Nos Estados Unidos, uma tecnologia muito utilizada nos
tribunais para o julgamento dos casos são os algoritmos. A proposta dessa
técnica é utilizar dados e fazer cálculos para dar sentenças mais adequadas aos
réus e, com isso, dinamizar o sistema de justiça, tirando a carga dos juízes.
Porém, o que realmente acontece é que esses sistemas cometem o mesmo erro dos
humanos: as penas para pessoas negras são, em sua maioria, muito mais rígidas
que as penas dadas a pessoas brancas. O algoritmo tornou-se racista porque foi
alimentado com dados de uma sociedade preconceituosa. A inovação tecnológica,
que devia representar o avanço, carrega um atraso e um anacronismo porque quem
a fez poderia até ser um bom matemático, mas era um péssimo cientista social.

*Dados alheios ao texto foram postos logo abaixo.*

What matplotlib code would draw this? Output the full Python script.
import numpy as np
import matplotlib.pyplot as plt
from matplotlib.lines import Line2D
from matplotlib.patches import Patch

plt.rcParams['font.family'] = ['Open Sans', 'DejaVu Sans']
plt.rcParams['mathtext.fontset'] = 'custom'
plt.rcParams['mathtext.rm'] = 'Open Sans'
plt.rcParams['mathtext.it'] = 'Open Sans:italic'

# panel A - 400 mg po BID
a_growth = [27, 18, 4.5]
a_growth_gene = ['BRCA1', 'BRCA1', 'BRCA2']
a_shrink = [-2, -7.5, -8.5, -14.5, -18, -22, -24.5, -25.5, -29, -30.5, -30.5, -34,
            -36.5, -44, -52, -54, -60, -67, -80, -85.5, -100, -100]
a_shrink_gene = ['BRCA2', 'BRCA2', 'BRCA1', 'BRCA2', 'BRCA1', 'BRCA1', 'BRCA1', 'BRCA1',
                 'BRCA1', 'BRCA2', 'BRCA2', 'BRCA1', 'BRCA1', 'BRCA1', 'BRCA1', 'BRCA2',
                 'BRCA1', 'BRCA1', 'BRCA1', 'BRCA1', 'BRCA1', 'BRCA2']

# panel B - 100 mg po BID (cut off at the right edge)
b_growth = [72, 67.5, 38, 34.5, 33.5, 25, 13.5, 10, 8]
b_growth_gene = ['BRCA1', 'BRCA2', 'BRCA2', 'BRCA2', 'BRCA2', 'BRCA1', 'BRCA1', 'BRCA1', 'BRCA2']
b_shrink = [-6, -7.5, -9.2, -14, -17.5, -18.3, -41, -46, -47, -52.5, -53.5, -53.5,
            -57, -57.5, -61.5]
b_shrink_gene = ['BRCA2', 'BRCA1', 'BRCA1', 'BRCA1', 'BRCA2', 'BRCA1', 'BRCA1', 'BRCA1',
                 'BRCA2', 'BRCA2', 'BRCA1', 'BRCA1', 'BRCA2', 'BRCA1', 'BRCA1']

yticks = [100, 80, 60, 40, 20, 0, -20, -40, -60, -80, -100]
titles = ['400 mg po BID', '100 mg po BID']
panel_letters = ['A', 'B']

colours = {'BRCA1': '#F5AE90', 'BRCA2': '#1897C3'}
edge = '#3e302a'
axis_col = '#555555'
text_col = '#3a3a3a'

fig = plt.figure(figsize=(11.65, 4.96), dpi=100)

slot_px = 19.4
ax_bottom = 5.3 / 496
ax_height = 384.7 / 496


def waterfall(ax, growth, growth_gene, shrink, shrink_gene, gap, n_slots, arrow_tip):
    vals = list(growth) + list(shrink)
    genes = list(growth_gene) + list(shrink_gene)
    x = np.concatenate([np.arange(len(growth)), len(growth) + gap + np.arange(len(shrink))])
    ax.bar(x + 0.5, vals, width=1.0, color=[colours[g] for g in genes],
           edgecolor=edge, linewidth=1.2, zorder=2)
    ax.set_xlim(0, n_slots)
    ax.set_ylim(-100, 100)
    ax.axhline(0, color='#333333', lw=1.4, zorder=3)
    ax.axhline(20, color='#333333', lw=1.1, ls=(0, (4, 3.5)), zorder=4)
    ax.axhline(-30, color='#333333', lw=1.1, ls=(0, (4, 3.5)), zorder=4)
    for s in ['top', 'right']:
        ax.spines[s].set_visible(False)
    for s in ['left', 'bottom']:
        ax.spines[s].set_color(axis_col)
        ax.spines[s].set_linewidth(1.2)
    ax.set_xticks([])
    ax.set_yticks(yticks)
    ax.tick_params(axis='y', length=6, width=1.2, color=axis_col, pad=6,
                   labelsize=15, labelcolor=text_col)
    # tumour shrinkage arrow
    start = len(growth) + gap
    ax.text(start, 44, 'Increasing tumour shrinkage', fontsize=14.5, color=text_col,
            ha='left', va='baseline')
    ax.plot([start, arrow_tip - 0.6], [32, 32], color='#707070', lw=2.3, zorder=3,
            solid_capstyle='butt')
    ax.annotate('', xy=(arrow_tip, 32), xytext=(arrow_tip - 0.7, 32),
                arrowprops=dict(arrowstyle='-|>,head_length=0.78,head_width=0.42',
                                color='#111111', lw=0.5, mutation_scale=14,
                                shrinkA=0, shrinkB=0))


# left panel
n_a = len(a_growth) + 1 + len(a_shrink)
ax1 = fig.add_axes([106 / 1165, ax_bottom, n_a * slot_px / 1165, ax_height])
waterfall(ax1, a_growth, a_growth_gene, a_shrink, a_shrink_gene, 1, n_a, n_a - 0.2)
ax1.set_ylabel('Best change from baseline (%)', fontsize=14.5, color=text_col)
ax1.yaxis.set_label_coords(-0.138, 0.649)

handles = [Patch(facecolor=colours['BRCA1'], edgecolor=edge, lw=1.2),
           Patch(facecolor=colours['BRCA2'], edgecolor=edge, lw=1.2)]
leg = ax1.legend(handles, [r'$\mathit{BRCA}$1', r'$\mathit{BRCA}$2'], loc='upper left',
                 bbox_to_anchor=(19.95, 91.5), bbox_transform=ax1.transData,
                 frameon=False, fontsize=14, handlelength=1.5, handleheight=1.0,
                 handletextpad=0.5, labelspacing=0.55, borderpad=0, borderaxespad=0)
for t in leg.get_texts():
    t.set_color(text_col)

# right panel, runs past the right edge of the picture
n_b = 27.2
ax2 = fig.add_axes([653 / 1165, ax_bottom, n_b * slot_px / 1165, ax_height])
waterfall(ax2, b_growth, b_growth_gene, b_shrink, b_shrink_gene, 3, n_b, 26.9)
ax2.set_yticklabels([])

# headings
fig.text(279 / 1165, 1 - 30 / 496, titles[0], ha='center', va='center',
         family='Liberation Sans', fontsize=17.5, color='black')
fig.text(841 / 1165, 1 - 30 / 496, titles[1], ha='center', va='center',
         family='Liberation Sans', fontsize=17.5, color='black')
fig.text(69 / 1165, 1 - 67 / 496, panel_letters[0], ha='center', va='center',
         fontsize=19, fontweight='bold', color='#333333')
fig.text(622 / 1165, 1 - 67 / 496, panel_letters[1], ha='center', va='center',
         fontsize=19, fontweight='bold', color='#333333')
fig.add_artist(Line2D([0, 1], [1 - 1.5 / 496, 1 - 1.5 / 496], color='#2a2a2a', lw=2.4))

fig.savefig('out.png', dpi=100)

Se esse programador tivesse estudado a metodologia que
Descartes criou em sua obra Discurso do método, ele saberia que, antes de
inserir os dados no sistema, deveria livrar-se de todos os seus costumes de sua
sociedade (que é racista) a fim de fazer uso adequado de sua razão. Em seguida,
ele teria de duvidar, ou seja, fazer perguntas inteligentes, como “por que a
população negra é mais encarcerada que a branca? ”. Uma hipótese poderia ser
que a polícia tende a revistar essas pessoas muito mais, ou que a justiça
estadunidense privilegia um tipo de cidadão. A partir dessas repostas, essa
pessoa iria chegar à conclusão de que a sociedade é racista, portanto, os dados
precisariam ser analisados antes de serem incluídos no sistema da máquina, para
que os avanços conquistados ficassem firmados em bases sólidas e não em terrenos
sem firmeza.
Se o programador preferisse outra perspectiva, ele poderia
valer-se do método que Bacon criou na obra Novum Organum. O primeiro passo
seria reunir informações particulares da sociedade, como, por exemplo, que pessoas
negras, mesmo qualificadas, são menos contratadas que pessoas brancas e que as
mulheres negras têm maiores índices de mortalidade no parto porque os médicos
as tratam com mais desleixo. A partir dessas descobertas e a análise da relação
entre elas, iria emergir a generalização de que a sociedade é racista, e, por
consequência, seu sistema de justiça é também. Alguns obstáculos, porém,
poderiam aparecer no caminho dessa investigação e Bacon chamou-os de ídolos. Existem
quatro tipos de ídolos, porém, usarei de exemplo o da caverna. Esse ídolo é
particular de cada ser humano e está relacionado com o hábito que temos de nos
ilharmos em nossas vivências e perspectivas e nos esquecermos do resto do
mundo. Um exemplo claro é a pessoa branca privilegiada que, por não viver a
realidade do racismo, acaba negando a sua existência. Isso é, inclusive, uma
falta de empatia, que infelizmente está muito presente na sociedade
capitalista.
Portanto, com o uso de ambos os métodos (que, a propósito,
existem desde o século XIX), a conclusão da análise é a mesma: o racismo é
estrutural na sociedade e continua sendo perpetuado por diversas instituições,
como a polícia e os tribunais. Se, no caso do exemplo citado, esse programador
tivesse dado alguma atenção para a questão social e feito uma dessas pesquisas,
os efeitos do racismo no sistema penal estadunidense teriam sido atenuados, e
não perpetuados, modificando a situação injusta vigente até o momento, o que, afinal, é o objetivo da ciência.